To help employees understand, and eventually live, your elevated identity, it’s critical to reach them frequently, with content specifically tailored and adapted for each platform and each audience (we call it atomization). Content can also play a powerful role in helping employees effectively navigate many of the new technological platforms being deployed to improve EX (and existing processes, say, for changing benefits or submitting expenses).
8. AI Kills the Video Star
Forbes dropped a series of predictions about how AI will make huge strides in 2022, but one in particular points to how computer systems will influence online video—which, according to Cisco, will make up more than 80% of internet data by the end of the year.
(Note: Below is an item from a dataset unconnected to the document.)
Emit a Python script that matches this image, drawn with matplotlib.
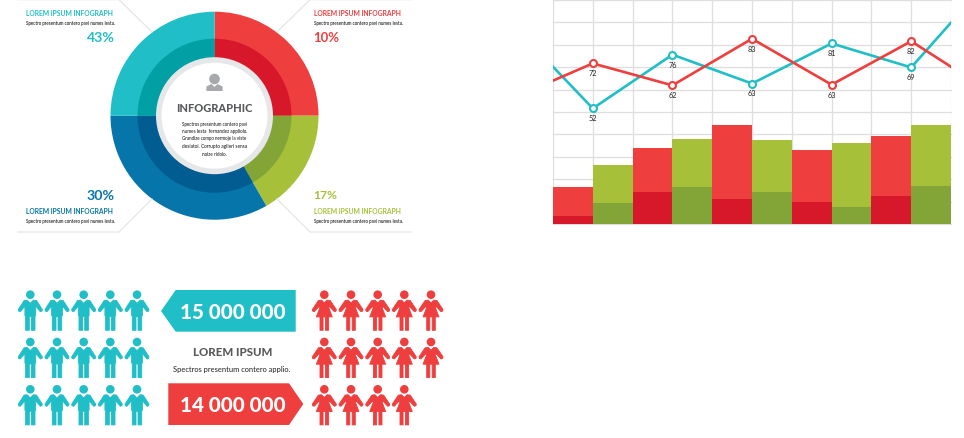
import matplotlib
matplotlib.use("Agg")
import matplotlib.pyplot as plt
from matplotlib.patches import Circle, Polygon
import numpy as np

W, H = 964, 439
plt.rcParams['font.family'] = ['Lato', 'Liberation Sans', 'DejaVu Sans']

# ---- data ----
pie_labels = ["10%", "17%", "30%", "43%"]
pie_spans = [25.0, 16.7, 33.3, 25.0]
pie_outer_colors = ["#ee3e3e", "#a6c139", "#0575aa", "#20bec6"]
pie_inner_colors = ["#d7182a", "#83a437", "#005c91", "#00a0a4"]
heading = "LOREM IPSUM INFOGRAPH"
subheading = "Spectro presentum contero pavi numes lesta."
center_title = "INFOGRAPHIC"
center_lines = ["Spectros presentum contero pavi", "numes lesta  fernandez appliolo.",
                "Grandize compo nermoje la viste", "desiatoi. Corrupto agileri sensa", "noize ridolo."]

line_x = [0, 1, 3, 5, 7, 9, 10]
teal_values = [70.2, 51.6, 75.6, 62.7, 80.6, 69.9, 89.9]
red_values = [64.0, 71.7, 61.9, 82.7, 62.2, 81.6, 70.2]
teal_labels = ["", "52", "76", "63", "81", "69", ""]
red_labels = ["", "72", "62", "83", "63", "82", ""]

bar_positions = [0.5, 1.5, 2.5, 3.5, 4.5, 5.5, 6.5, 7.5, 8.5, 9.5]
bar_totals = [16.4, 26.2, 33.8, 37.8, 44.0, 37.3, 32.9, 36.0, 39.1, 44.0]
bar_lowers = [3.6, 9.3, 14.2, 16.4, 11.1, 14.2, 9.8, 7.6, 12.4, 16.9]
bar_light = ["#ee3e3e", "#a6c139"] * 5
bar_dark = ["#d7182a", "#83a437"] * 5

men_count = 15
women_count = 14
men_label = "15 000 000"
women_label = "14 000 000"
mid_title = "LOREM IPSUM"
mid_sub = "Spectros presentum contero applio."

TEAL, RED, GREEN, BLUE = "#20bec6", "#ee3e3e", "#a6c139", "#0575aa"
GRID = "#dedede"


def frac_rect(l, t, r, b):
    return [l / W, 1 - b / H, (r - l) / W, (b - t) / H]


fig = plt.figure(figsize=(W / 100, H / 100), dpi=100, facecolor="white")
renderer = fig.canvas.get_renderer()

# ---- donut ----
cx, cy, R = 214.5, 116.7, 104.0
axp = fig.add_axes(frac_rect(cx - R, cy - R, cx + R, cy + R), zorder=1)
axp.pie(pie_spans, colors=pie_outer_colors, startangle=90, counterclock=False, radius=1.0)
axp.pie(pie_spans, colors=pie_inner_colors, startangle=90, counterclock=False, radius=77 / R)
axp.set_xlim(-1, 1)
axp.set_ylim(-1, 1)
axp.axis("off")

# ---- line and bar chart ----
axc = fig.add_axes(frac_rect(553, 1.0, 951, 225.0), zorder=1)
axc.set_xlim(0, 10)
axc.set_ylim(0, 100)
axc.set_xticks(range(0, 11))
axc.set_yticks(range(0, 101, 10))
axc.tick_params(length=0, labelbottom=False, labelleft=False)
axc.grid(True, color=GRID, lw=0.9)
axc.set_axisbelow(True)
for s in axc.spines.values():
    s.set_visible(False)
for gl in axc.get_ygridlines():
    gl.set_clip_on(False)
axc.bar(bar_positions, bar_totals, width=1.0, color=bar_light, zorder=2)
axc.bar(bar_positions, bar_lowers, width=1.0, color=bar_dark, zorder=3)
for vals, labs, col in ((teal_values, teal_labels, TEAL), (red_values, red_labels, RED)):
    axc.plot(line_x, vals, color=col, lw=1.9, marker="o", ms=5, mfc="white", mec=col, mew=1.5, zorder=4,
             markevery=[1, 2, 3, 4, 5])
    for x, v, lab in zip(line_x, vals, labs):
        if lab:
            axc.annotate(lab, (x, v), xytext=(0, -6.8), textcoords="offset points", ha="center",
                         va="center", fontsize=5.3, color="#222222", zorder=5)

# ---- overlay in pixel coordinates ----
ov = fig.add_axes([0, 0, 1, 1], zorder=2)
ov.set_xlim(0, W)
ov.set_ylim(H, 0)
ov.axis("off")
ov.patch.set_alpha(0)


def fit(x, y, s, width, ha="left", weight="normal", color="#333333"):
    t = ov.text(x, y, s, ha=ha, va="center", fontsize=10, fontweight=weight, color=color)
    t.set_fontsize(10 * width / t.get_window_extent(renderer).width)
    return t


for pts in ([(18, 0.7), (119, 0.7), (152, 33)], [(277, 33), (310, 0.7), (411, 0.7)],
            [(18, 233), (119, 233), (152, 200)], [(277, 200), (310, 233), (411, 233)]):
    xs, ys = zip(*pts)
    ov.plot(xs, ys, color="#e2e3e4", lw=0.8, zorder=1)

ov.add_patch(Circle((cx, cy), 58.5, color="#e6e7e8", lw=0))
ov.add_patch(Circle((cx, cy), 53.0, color="white", lw=0))
ov.add_patch(Circle((cx, 80), 5.3, color="#a7a9ac", lw=0))
ov.add_patch(Polygon([(206.4, 92), (206.4, 87.5), (211.5, 85), (214.5, 88), (217.5, 85), (222.6, 87.5), (222.6, 92)],
                     closed=True, color="#a7a9ac", lw=0))
fit(cx, 108.7, center_title, 75, ha="center", weight="black", color="#58595b")
for y, s, w in zip([124.3, 131.7, 139.0, 146.7, 154.3], center_lines, [66, 66, 65, 64, 25]):
    fit(cx, y, s, w, ha="center", weight="medium", color="#222222")

fit(114.7, 38, pie_labels[3], 28, ha="right", weight="bold", color=TEAL)
fit(114.7, 196, pie_labels[2], 28, ha="right", weight="bold", color=BLUE)
fit(313.5, 38, pie_labels[0], 26, weight="bold", color=RED)
fit(313.5, 196, pie_labels[1], 24, weight="bold", color=GREEN)
for x, hy, sy, col in ((26, 13, 23, TEAL), (313.5, 13, 23, RED), (26, 212, 222, BLUE), (313.5, 212, 222, GREEN)):
    fit(x, hy, heading, 88, weight="bold", color=col)
    fit(x, sy, subheading, 90, weight="medium", color="#111111")

# ---- pictograms ----
man = [(-3.2, 5.4), (0, 8.6), (3.2, 5.4), (6.2, 5.8), (12.0, 14.8), (11.7, 16.4), (10.0, 17.0), (5.4, 11.5), (5.4, 21),
       (4.7, 21.5), (4.7, 35.6), (1.0, 35.6), (1.0, 22), (-1.0, 22), (-1.0, 35.6), (-4.7, 35.6), (-4.7, 21.5), (-5.4, 21),
       (-5.4, 11.5), (-10.0, 17.0), (-11.7, 16.4), (-12.0, 14.8), (-6.2, 5.8)]
woman = [(-2.8, 5.4), (0, 8.2), (2.8, 5.4), (5.9, 5.8), (12.0, 14.8), (11.7, 16.4), (10.0, 17.0), (5.4, 12), (4.4, 13),
         (8.0, 22.2), (4.3, 22.2), (4.3, 35.6), (1.2, 35.6), (1.2, 22.2), (-1.2, 22.2), (-1.2, 35.6), (-4.3, 35.6),
         (-4.3, 22.2), (-8.0, 22.2), (-4.4, 13), (-5.4, 12), (-10.0, 17.0), (-11.7, 16.4), (-12.0, 14.8), (-5.9, 5.8)]
men_cols = [30.3, 57.0, 83.7, 110.3, 137.0]
women_cols = [324.3, 351.0, 377.7, 404.3, 431.0]
rows = [295.7, 343.0, 390.3]


def draw_people(count, cols, shape, color):
    arr = np.array(shape)
    for i in range(count):
        x = cols[i % 5]
        y = rows[i // 5]
        ov.add_patch(Circle((x, y), 4.3, color=color, lw=0))
        ov.add_patch(Polygon(arr + [x, y], closed=True, facecolor=color, edgecolor=color, lw=0.6, joinstyle="round"))


draw_people(men_count, men_cols, man, TEAL)
draw_people(women_count, women_cols, woman, RED)

ov.add_patch(Polygon([(161, 312), (175.7, 291), (295.7, 291), (295.7, 332.7), (175.7, 332.7)], closed=True, color=TEAL, lw=0))
ov.add_patch(Polygon([(168.3, 384.3), (289, 384.3), (303.3, 405), (289, 426), (168.3, 426)], closed=True, color=RED, lw=0))
fit(232.7, 312.3, men_label, 104, ha="center", weight="black", color="white")
fit(232.7, 405.5, women_label, 104, ha="center", weight="black", color="white")
fit(232.7, 352.3, mid_title, 78, ha="center", weight="black", color="#58595b")
fit(232.0, 370, mid_sub, 119, ha="center", weight="medium", color="#333333")

fig.savefig("out.png", dpi=100)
As tools are developed to help us search videos, analyze data in videos, and manipulate videos, there will also be AI tools (like those being developed by tech start-up Synthesia) that will create videos from scratch, without a camera or complicated motion graphics tools. It could soon become significantly easier and cheaper for individuals and businesses to create video content—no (human) actors needed.
This trend raises some profound questions: Will machine-built videos entertain and inform, or merely confuse? Will they amplify bias? And, crucially, will they be able to captivate scarce audience attention or feel “procedurally generated?” While there will always be a need for human, narrative-driven video, it will be interesting to see how AI video does (or doesn’t) fit into the content ecosystem and how marketers can ensure that it is being used well.
9. Make Your Content Sing
The COVID-19 pandemic saw a surge of content consumption across mediums. From record numbers of subscribers on video-streaming platforms to unprecedented doom scrolling on news apps, 2020-2021 represented a peak content moment.
However, as a recent GWI report explores, there has been a bit of backlash to screen-based viewing: screen fatigue. Tellingly, they found that “music streaming is the only media type to be outperforming its lockdown peak from Q2 2020.”
As companies consider how to best engage with their audiences, there is a strong case to be made for the role of audio content. While it’s important to avoid recreating the ill-fated full pivot to video with podcasts, there is certainly room to innovate with, and integrate, audio formats.
From launching a targeted corporate- or leader-led podcast on Spotify to creating sonically forward daily content to finding ways to enliven annual reports and white papers with audio snippets, 2022 presents many opportunities for brands to raise their voices.